• [WORK TO BE COMPLETED] Leave out any pictures and transcribe all other data below exactly.

======

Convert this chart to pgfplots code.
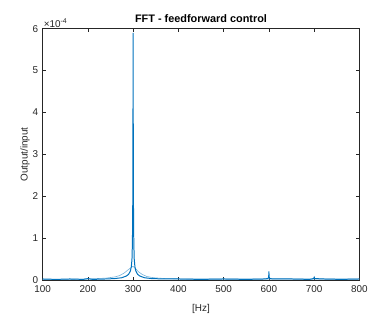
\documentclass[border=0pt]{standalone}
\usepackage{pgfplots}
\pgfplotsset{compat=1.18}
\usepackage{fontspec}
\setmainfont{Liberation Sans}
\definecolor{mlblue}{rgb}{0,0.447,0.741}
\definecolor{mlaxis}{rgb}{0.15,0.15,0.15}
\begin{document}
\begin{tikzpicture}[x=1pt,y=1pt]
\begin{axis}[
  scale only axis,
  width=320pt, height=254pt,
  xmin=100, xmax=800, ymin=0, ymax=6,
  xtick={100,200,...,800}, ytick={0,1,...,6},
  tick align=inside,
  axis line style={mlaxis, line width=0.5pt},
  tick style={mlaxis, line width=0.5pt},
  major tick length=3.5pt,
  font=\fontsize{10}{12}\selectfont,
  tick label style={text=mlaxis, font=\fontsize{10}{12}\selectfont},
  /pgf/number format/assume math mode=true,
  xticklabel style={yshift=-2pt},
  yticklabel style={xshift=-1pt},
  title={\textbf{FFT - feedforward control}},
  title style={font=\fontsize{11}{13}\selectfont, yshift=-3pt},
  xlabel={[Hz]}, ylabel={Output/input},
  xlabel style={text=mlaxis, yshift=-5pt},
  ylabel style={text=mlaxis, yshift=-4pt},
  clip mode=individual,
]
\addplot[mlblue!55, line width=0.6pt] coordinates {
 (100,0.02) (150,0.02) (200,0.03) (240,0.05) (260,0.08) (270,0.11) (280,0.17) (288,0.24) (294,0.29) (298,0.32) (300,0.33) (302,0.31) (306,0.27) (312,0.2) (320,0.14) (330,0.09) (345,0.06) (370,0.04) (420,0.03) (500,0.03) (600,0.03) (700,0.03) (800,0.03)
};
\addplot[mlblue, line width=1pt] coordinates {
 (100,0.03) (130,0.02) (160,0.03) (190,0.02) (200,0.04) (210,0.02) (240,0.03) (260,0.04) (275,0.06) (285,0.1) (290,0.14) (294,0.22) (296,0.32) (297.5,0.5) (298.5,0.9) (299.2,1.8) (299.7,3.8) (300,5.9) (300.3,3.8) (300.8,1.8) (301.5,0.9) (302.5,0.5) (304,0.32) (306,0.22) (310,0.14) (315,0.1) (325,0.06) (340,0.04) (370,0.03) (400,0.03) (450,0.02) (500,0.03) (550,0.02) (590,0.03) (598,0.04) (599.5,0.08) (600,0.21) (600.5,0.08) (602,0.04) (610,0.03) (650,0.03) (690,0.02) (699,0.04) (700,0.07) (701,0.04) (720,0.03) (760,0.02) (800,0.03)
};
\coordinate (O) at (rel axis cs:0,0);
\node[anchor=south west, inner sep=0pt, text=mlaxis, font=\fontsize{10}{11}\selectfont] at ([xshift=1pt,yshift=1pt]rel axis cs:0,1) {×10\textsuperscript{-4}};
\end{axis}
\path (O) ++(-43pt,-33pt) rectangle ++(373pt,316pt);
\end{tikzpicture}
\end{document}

======

• [SOLUTION FOR THIS EXERCISE]
Convert this chart to pgfplots code.
\documentclass[border=0pt]{standalone}
\usepackage{pgfplots}
\pgfplotsset{compat=1.18}
\usepackage{fontspec}
\setmainfont{Liberation Sans}
\definecolor{mlblue}{rgb}{0,0.447,0.741}
\definecolor{mlaxis}{rgb}{0.15,0.15,0.15}
\begin{document}
\begin{tikzpicture}[x=1pt,y=1pt]
\begin{axis}[
  scale only axis,
  width=320pt, height=254pt,
  xmin=100, xmax=800, ymin=0, ymax=6,
  xtick={100,200,...,800}, ytick={0,1,...,6},
  tick align=inside,
  axis line style={mlaxis, line width=0.5pt},
  tick style={mlaxis, line width=0.5pt},
  major tick length=3.5pt,
  font=\fontsize{10}{12}\selectfont,
  tick label style={text=mlaxis, font=\fontsize{10}{12}\selectfont},
  /pgf/number format/assume math mode=true,
  xticklabel style={yshift=-2pt},
  yticklabel style={xshift=-1pt},
  title={\textbf{FFT - feedforward control}},
  title style={font=\fontsize{11}{13}\selectfont, yshift=-3pt},
  xlabel={[Hz]}, ylabel={Output/input},
  xlabel style={text=mlaxis, yshift=-5pt},
  ylabel style={text=mlaxis, yshift=-4pt},
  clip mode=individual,
]
\addplot[mlblue!55, line width=0.6pt] coordinates {
 (100,0.02) (150,0.02) (200,0.03) (240,0.05) (260,0.08) (270,0.11) (280,0.17) (288,0.24) (294,0.29) (298,0.32) (300,0.33) (302,0.31) (306,0.27) (312,0.2) (320,0.14) (330,0.09) (345,0.06) (370,0.04) (420,0.03) (500,0.03) (600,0.03) (700,0.03) (800,0.03)
};
\addplot[mlblue, line width=1pt] coordinates {
 (100,0.03) (130,0.02) (160,0.03) (190,0.02) (200,0.04) (210,0.02) (240,0.03) (260,0.04) (275,0.06) (285,0.1) (290,0.14) (294,0.22) (296,0.32) (297.5,0.5) (298.5,0.9) (299.2,1.8) (299.7,3.8) (300,5.9) (300.3,3.8) (300.8,1.8) (301.5,0.9) (302.5,0.5) (304,0.32) (306,0.22) (310,0.14) (315,0.1) (325,0.06) (340,0.04) (370,0.03) (400,0.03) (450,0.02) (500,0.03) (550,0.02) (590,0.03) (598,0.04) (599.5,0.08) (600,0.21) (600.5,0.08) (602,0.04) (610,0.03) (650,0.03) (690,0.02) (699,0.04) (700,0.07) (701,0.04) (720,0.03) (760,0.02) (800,0.03)
};
\coordinate (O) at (rel axis cs:0,0);
\node[anchor=south west, inner sep=0pt, text=mlaxis, font=\fontsize{10}{11}\selectfont] at ([xshift=1pt,yshift=1pt]rel axis cs:0,1) {×10\textsuperscript{-4}};
\end{axis}
\path (O) ++(-43pt,-33pt) rectangle ++(373pt,316pt);
\end{tikzpicture}
\end{document}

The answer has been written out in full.